Analysts were more reserved in their judgement.

“While we believe it will take far more than capital for Sprint Nextel to effectively compete with Verizon Wireless and AT&T Mobility, we believe the deal announced today, without question, strengthens Sprint’s position in the long-run,” said Christopher King at Stifel Nicolaus.

Kevin Smithen at Macquarie Capital said the deal doesn’t improve Sprint’s access to space on the airwaves, which is critical to improving its wireless data network, nor does it provide a path to improving its profitability. A merger with T-Mobile USA, the No. 4 carrier, might still be needed to deal with those problems, he said.

T-Mobile USA has its own plan: two weeks ago, it struck a deal to buy MetroPCS Communications Inc., the No. 5 carrier in the U.S.

Softbank shares fell 5.3 percent on the news, as Japanese investors worried that the company is making a huge gamble. The shares have fallen by a third over a week. Standard & Poor’s had placed Softbank on “credit watch negative,” meaning its credit rating could be downgraded.

The deal has been approved by the boards of both companies. It still needs approval from Sprint shareholders and U.S. regulators. Softbank said the transaction is expected to be completed by the middle of next year.

Analysts say buying a foreign cellphone company makes little sense in terms of operational synergies. There’s little opportunity to improve service by combining networks or saving money by combining operations.
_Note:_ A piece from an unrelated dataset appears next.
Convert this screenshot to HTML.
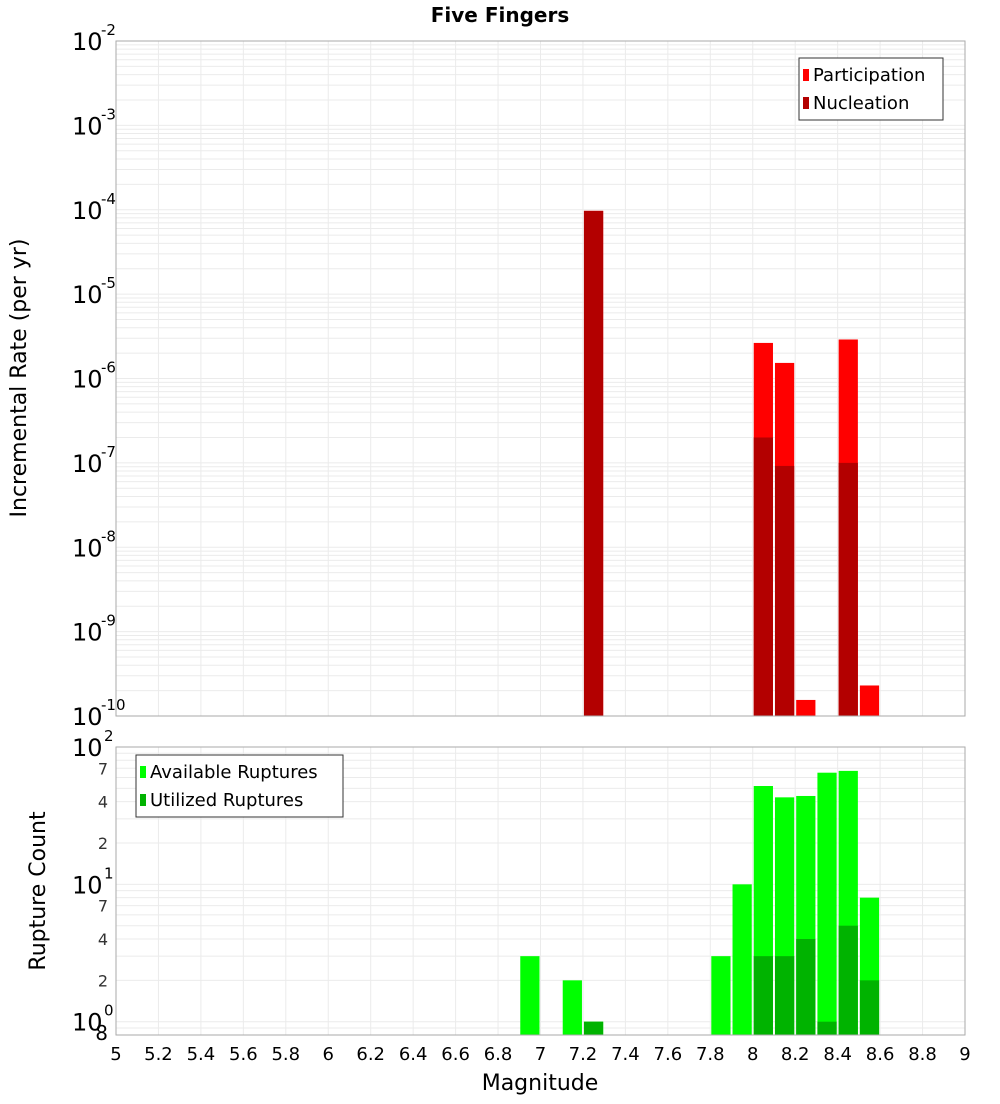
<!DOCTYPE html>
<html><head><meta charset="utf-8"><style>
body{margin:0;background:#fff;font-family:"DejaVu Sans","Liberation Sans",sans-serif}
</style></head><body>
<svg id="c" width="1000" height="1100" xmlns="http://www.w3.org/2000/svg" font-family="DejaVu Sans, Liberation Sans, sans-serif"></svg>
<script>
const magBins=[7.25,8.05,8.15,8.25,8.45,8.55];
const participation=[9.7e-5,2.64e-6,1.53e-6,1.55e-10,2.9e-6,2.3e-10];
const nucleation=[9.7e-5,2.0e-7,9.2e-8,0,1.0e-7,0];
const countBins=[6.95,7.15,7.25,7.85,7.95,8.05,8.15,8.25,8.35,8.45,8.55];
const available=[3,2,1,3,10,52,43,44,65,67,8];
const utilized=[0,0,1,0,0,3,3,4,1,5,2];
const xTicks=[5,5.2,5.4,5.6,5.8,6,6.2,6.4,6.6,6.8,7,7.2,7.4,7.6,7.8,8,8.2,8.4,8.6,8.8,9];
const topExps=[-2,-3,-4,-5,-6,-7,-8,-9,-10];
const botMinor=[2,4,7];

const NS="http://www.w3.org/2000/svg";
const svg=document.getElementById('c');
function el(t,a,p){const e=document.createElementNS(NS,t);for(const k in a)e.setAttribute(k,a[k]);(p||svg).appendChild(e);return e;}
const L=116,R=965,T1=41,B1=716,T2=747,B2=1035;
const X=m=>L+(m-5)/4*(R-L);
const Y1=v=>T1+(-2-Math.log10(v))/8*(B1-T1);
const Y2=v=>T2+(2-Math.log10(v))/(2-Math.log10(0.8))*(B2-T2);

// title
let t=el('text',{x:500,y:22,'text-anchor':'middle','font-size':20,'font-weight':'bold'});t.textContent='Five Fingers';


// grids
const g1=el('g',{});
for(let e=-10;e<-2;e++)for(let k=1;k<10;k++){const y=Y1(k*Math.pow(10,e));el('line',{x1:L,x2:R,y1:y,y2:y,stroke:'#ebebeb','stroke-width':1},g1);}
const g2=el('g',{});
for(let e=-1;e<2;e++)for(let k=1;k<10;k++){const v=k*Math.pow(10,e);if(v<0.8)continue;const y=Y2(v);el('line',{x1:L,x2:R,y1:y,y2:y,stroke:'#ebebeb','stroke-width':1},g2);}
xTicks.forEach(m=>{const x=X(m);el('line',{x1:x,x2:x,y1:T1,y2:B1,stroke:'#ebebeb'},g1);el('line',{x1:x,x2:x,y1:T2,y2:B2,stroke:'#ebebeb'},g2);});

// top bars
const bw=(R-L)*0.1/4;
magBins.forEach((m,i)=>{
 const x=X(m)-bw/2+1,w=bw-2;
 let y=Y1(participation[i]);
 let r=el('rect',{x:x,y:y,width:w,height:B1-y,fill:'#ff0000'});
 
 if(nucleation[i]>0){y=Y1(nucleation[i]);r=el('rect',{x:x,y:y,width:w,height:B1-y,fill:'#b30000'});
 }
});
// bottom bars
countBins.forEach((m,i)=>{
 const x=X(m)-bw/2+1,w=bw-2;
 let y=Y2(available[i]);
 let r=el('rect',{x:x,y:y,width:w,height:B2-y,fill:'#00ff00'});
 
 if(utilized[i]>0){y=Y2(utilized[i]);r=el('rect',{x:x,y:y,width:w,height:B2-y,fill:'#00b300'});
 }
});

// frames
let f=el('rect',{x:L,y:T1,width:R-L,height:B1-T1,fill:'none',stroke:'#aaa'});
f=el('rect',{x:L,y:T2,width:R-L,height:B2-T2,fill:'none',stroke:'#aaa'});

// top y ticks
topExps.forEach(e=>{const y=Y1(Math.pow(10,e));
 const tx=el('text',{x:72,y:y+9,'font-size':24});tx.textContent='10';
 
 const s=el('text',{x:101,y:y-6,'font-size':15});s.textContent=String(e);
 
});
// bottom y ticks
[[100,'2'],[10,'1'],[1,'0']].forEach(([v,e])=>{const y=Y2(v);
 const tx=el('text',{x:72,y:y+9,'font-size':24});tx.textContent='10';
 
 const s=el('text',{x:104,y:y-6,'font-size':15});s.textContent=e;
 
});
[1,10].forEach(d=>botMinor.forEach(k=>{const y=Y2(k*d);
 const s=el('text',{x:108,y:y+6,'font-size':16,'text-anchor':'end',fill:'#333'});s.textContent=String(k);
 }));
t=el('text',{x:108,y:1040,'font-size':20,'text-anchor':'end'});t.textContent='8';


// x ticks
xTicks.forEach(m=>{const tx=el('text',{x:X(m),y:1060,'font-size':18,'text-anchor':'middle'});tx.textContent=String(m);
 });
t=el('text',{x:540,y:1090,'font-size':22,'text-anchor':'middle'});t.textContent='Magnitude';

t=el('text',{x:0,y:0,'font-size':22,'text-anchor':'middle',transform:'translate(26,378) rotate(-90)'});t.textContent='Incremental Rate (per yr)';

t=el('text',{x:0,y:0,'font-size':22,'text-anchor':'middle',transform:'translate(45,891) rotate(-90)'});t.textContent='Rupture Count';


// legends
function legend(x,y,w,items,name){const g=el('g',{});
 el('rect',{x:x,y:y,width:w,height:items.length*28+6,fill:'#fff',stroke:'#333'},g);
 items.forEach(([c,lab],i)=>{el('rect',{x:x+4,y:y+11+i*28,width:6,height:12,fill:c},g);
 const tx=el('text',{x:x+14,y:y+23+i*28,'font-size':18},g);tx.textContent=lab;
 });}
legend(799,58,144,[['#ff0000','Participation'],['#b30000','Nucleation']],'top-legend');
legend(136,755,207,[['#00ff00','Available Ruptures'],['#00b300','Utilized Ruptures']],'bottom-legend');
</script>
</body></html>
But Son said the U.S. and Japanese markets have much in common now that smartphones are all-important in both countries, and the two companies could benefit and learn from each other. By joining forces, Sprint and Softbank will become one of the world’s top smartphone carriers, gaining greater bargaining power with the manufacturers of the gadgets and network equipment suppliers.